During the first year I struggled with all the horrible things that had happened (ex had ow with whom he humilliated me over and over). I realized that each time I went to the past and tried to see who's fault was whom, each time I remembered the horrible pain he caused me it was like me putting my hand inside a basket full of broken glass... me attempting to put together the piece of glass, a useless task which only left me with a bleeding arm and lots of hurt, I gained nothing by doing it.
Same thing, force your brain to stay with positive thoughts and unhinged yourself from her toxicity... you asked for forgiveness, God had forgiven you, and that is that.
Be not afraid...I will repay you for the years the locusts have eaten Joel2
30something 2kids survivor of S, MLC, A, D I have peace in my heart, at last.
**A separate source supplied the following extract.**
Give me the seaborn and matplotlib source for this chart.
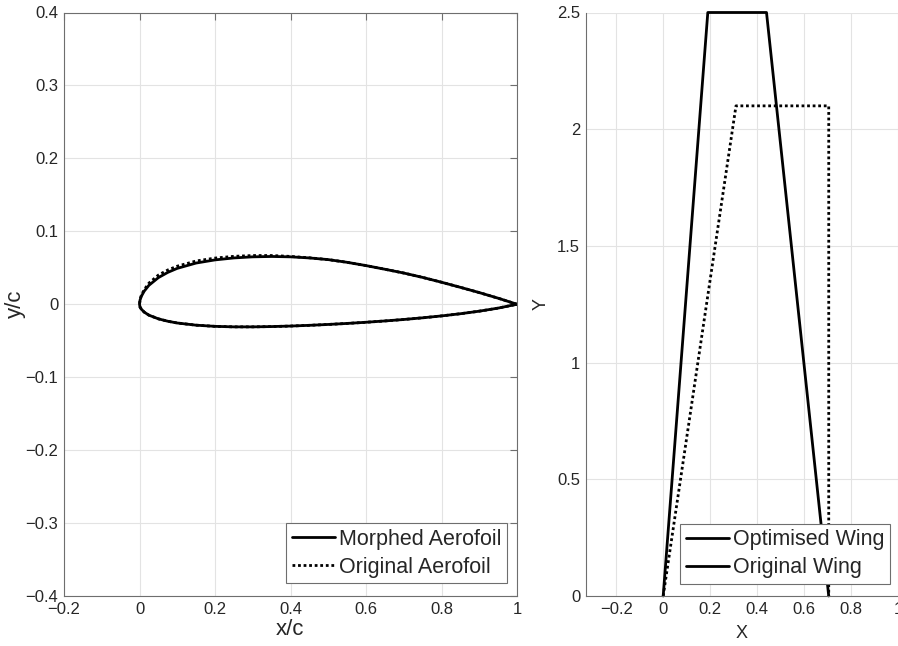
import matplotlib
matplotlib.use("Agg")
import matplotlib.pyplot as plt
from matplotlib.lines import Line2D
from matplotlib.ticker import FuncFormatter
import seaborn as sns
import pandas as pd

# ---------------- data ----------------
stations = [0.0, 0.0015, 0.005, 0.0125, 0.025, 0.05, 0.075, 0.1, 0.15, 0.2, 0.25, 0.3,
            0.35, 0.4, 0.45, 0.5, 0.55, 0.6, 0.65, 0.7, 0.75, 0.8, 0.85, 0.9, 0.95, 1.0]
morphed_upper = [0.0, 0.0058, 0.0110, 0.0180, 0.0260, 0.0365, 0.0437, 0.0492, 0.0565, 0.0608,
                 0.0635, 0.0650, 0.0655, 0.0650, 0.0635, 0.0612, 0.0575, 0.0530, 0.0480,
                 0.0428, 0.0368, 0.0302, 0.0232, 0.0160, 0.0083, 0.0]
original_upper = [0.0, 0.0068, 0.0125, 0.0200, 0.0290, 0.0400, 0.0470, 0.0522, 0.0593, 0.0633,
                  0.0657, 0.0668, 0.0668, 0.0656, 0.0637, 0.0612, 0.0575, 0.0530, 0.0480,
                  0.0428, 0.0368, 0.0302, 0.0232, 0.0160, 0.0083, 0.0]
lower_surface = [0.0, -0.0040, -0.0068, -0.0108, -0.0150, -0.0200, -0.0233, -0.0257, -0.0287,
                 -0.0303, -0.0310, -0.0310, -0.0306, -0.0299, -0.0289, -0.0277, -0.0263,
                 -0.0247, -0.0229, -0.0209, -0.0186, -0.0160, -0.0130, -0.0095, -0.0053, 0.0]

opt_wing_x = [0.0, 0.19, 0.44, 0.705]
opt_wing_y = [0.0, 2.5, 2.5, 0.0]
orig_wing_x = [0.0, 0.31, 0.705, 0.705]
orig_wing_y = [0.0, 2.1, 2.1, 0.0]

left_xticks = [-0.2, 0, 0.2, 0.4, 0.6, 0.8, 1.0]
left_yticks = [-0.4, -0.3, -0.2, -0.1, 0, 0.1, 0.2, 0.3, 0.4]
right_xticks = [-0.2, 0, 0.2, 0.4, 0.6, 0.8, 1.0]
right_yticks = [0, 0.5, 1.0, 1.5, 2.0, 2.5]

# ---------------- style ----------------
sns.set_theme(style="whitegrid")
plt.rcParams["font.family"] = ["Liberation Sans", "DejaVu Sans"]
plt.rcParams["axes.unicode_minus"] = True

SPINE = "#6e6e6e"
TXT = "#262626"
GRID = "#e3e3e3"


def outline(xs_up, ys_up, xs_lo, ys_lo):
    x = list(reversed(xs_up)) + list(xs_lo[1:])
    y = list(reversed(ys_up)) + list(ys_lo[1:])
    return pd.DataFrame({"x": x, "y": y})


fmt = FuncFormatter(lambda v, p: ("%g" % round(v, 6)).replace("-", "\u2212"))

fig = plt.figure(figsize=(8.98, 6.46), dpi=100)
ax1 = fig.add_axes([64 / 898, 50 / 646, 453 / 898, 583.5 / 646])
ax2 = fig.add_axes([585.7 / 898, 50 / 646, 312.3 / 898, 583.5 / 646])

# ---------------- left: aerofoil ----------------
df_orig = outline(stations, original_upper, stations, lower_surface)
df_morph = outline(stations, morphed_upper, stations, lower_surface)
sns.lineplot(data=df_orig, x="x", y="y", sort=False, estimator=None, ax=ax1,
             color="black", lw=2.0, linestyle=(0, (1, 1)))
sns.lineplot(data=df_morph, x="x", y="y", sort=False, estimator=None, ax=ax1,
             color="black", lw=2.0)
ax1.set_xlim(-0.2, 1.0)
ax1.set_ylim(-0.4, 0.4)
ax1.set_xticks(left_xticks)
ax1.set_yticks(left_yticks)
ax1.set_xlabel("x/c", fontsize=16, color=TXT, labelpad=2)
ax1.set_ylabel("y/c", fontsize=16, color=TXT, labelpad=0)
h1 = [Line2D([], [], color="black", lw=2.0),
      Line2D([], [], color="black", lw=2.0, linestyle=(0, (1, 1)))]
leg1 = ax1.legend(h1, ["Morphed Aerofoil", "Original Aerofoil"], loc="lower right",
                  bbox_to_anchor=(0.978, 0.022), borderaxespad=0, fontsize=15.5,
                  frameon=True, fancybox=False, framealpha=1, edgecolor=SPINE,
                  handlelength=2.0, handletextpad=0.2, labelspacing=0.33, borderpad=0.25)
leg1.get_frame().set_linewidth(0.8)
for sp in ax1.spines.values():
    sp.set_visible(True)
    sp.set_color(SPINE)
    sp.set_linewidth(0.8)
ax1.tick_params(direction="in", length=5, width=0.8, color=SPINE, labelsize=12,
                labelcolor=TXT, top=True, right=True, pad=4)

# ---------------- right: wing planform ----------------
sns.lineplot(x=orig_wing_x, y=orig_wing_y, sort=False, estimator=None, ax=ax2,
             color="black", lw=2.0, linestyle=(0, (1, 1)))
sns.lineplot(x=opt_wing_x, y=opt_wing_y, sort=False, estimator=None, ax=ax2,
             color="black", lw=2.0, clip_on=False)
ax2.set_xlim(-0.33, 1.0)
ax2.set_ylim(0, 2.5)
ax2.set_xticks(right_xticks)
ax2.set_yticks(right_yticks)
ax2.set_xlabel("X", fontsize=13, color=TXT, labelpad=6)
ax2.set_ylabel("Y", fontsize=13, color=TXT, labelpad=5)
h2 = [Line2D([], [], color="black", lw=2.0), Line2D([], [], color="black", lw=2.0)]
leg2 = ax2.legend(h2, ["Optimised Wing", "Original Wing"], loc="lower right",
                  bbox_to_anchor=(0.974, 0.021), borderaxespad=0, fontsize=15.5,
                  frameon=True, fancybox=False, framealpha=1, edgecolor=SPINE,
                  handlelength=2.0, handletextpad=0.2, labelspacing=0.33, borderpad=0.25)
leg2.get_frame().set_linewidth(0.8)
ax2.spines["top"].set_visible(False)
ax2.spines["right"].set_visible(False)
for s in ("left", "bottom"):
    ax2.spines[s].set_visible(True)
    ax2.spines[s].set_color(SPINE)
    ax2.spines[s].set_linewidth(0.8)
ax2.tick_params(direction="in", length=5, width=0.8, color=SPINE, labelsize=12,
                labelcolor=TXT, pad=4)

for ax in (ax1, ax2):
    ax.xaxis.set_major_formatter(fmt)
    ax.yaxis.set_major_formatter(fmt)
    ax.grid(True, color=GRID, lw=0.8)
    ax.set_facecolor("white")
    ax.set_axisbelow(True)

fig.savefig("out.png", dpi=100)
After she left, she continued to move on...while i continued to hold on. I held on throughout an 8 month separation, a very nasty 13 month divorce, and then for a year after the divorce. I now am committed to putting my time and energy into investing in my own personal growth instead of investing in a relationship that has ended. There is no return on the investment in the relationship's emotional corpse. In contrast, the greatest possible return comes from investment in me. And letting go is the key to my growth and development. I want to do this.
"Always go straight forward, and if you meet the devil, cut him in two and go between the pieces." - William Sturgis, clipper ship captain, 1830's.
The rejection and betrayal are still painful. I still loved her because I gave my heart to her and committed myself to her. I took vows to love her until death. Unfortunately, she didn't keep her end of the contract. She broke it. Her being involved in a committed relationship now with this guy that she worked with over 10 years ago while we were raising our kids hits me with a whole new realization of the finality of the situation. I must let go of the painful past. I must stand in the present and face toward the future.
"Always go straight forward, and if you meet the devil, cut him in two and go between the pieces." - William Sturgis, clipper ship captain, 1830's.
It is sad that she can't let go despite having "moving on". Some people just hold grudges and there is nothing you can do but hand them over to God and pray they forgive as God has forgiven *them* as well.
As long as it's all my fault, then none of it is her fault...even her infidelities during our marriage! Jesus Himself couldn't tell her that she did anything wrong!
It was a big step to get to where I truly forgave myself for the things I had done wrong...took me 3 years to get there. But I was able to finally do it and mean it! Now I'm strugging with 'letting go' of my painful past. I'm working hard to 'get there' like I did with my own forgiveness. I so want to let go of it, and move on to a better things. I do feel bad about my wrongdoings...but she doesn't feel bad about anything she's done. I'm simply tired of hurting.
"Always go straight forward, and if you meet the devil, cut him in two and go between the pieces." - William Sturgis, clipper ship captain, 1830's.
Thanks for your guidance. I know you are preparing me for the worst time in my life. I just hope I do not become angry bitter and vindictive through this process. It is easier to be those things than taking the high road. I will do my best.
M 53 D 20 Separated 6/22/11 moved out 10/24 Together 26 yrs Married 16 W Filed for D 7/21/11 Served 9/6/11 D final 8/28/12
“Failure is not fatal, but failure to change might be.”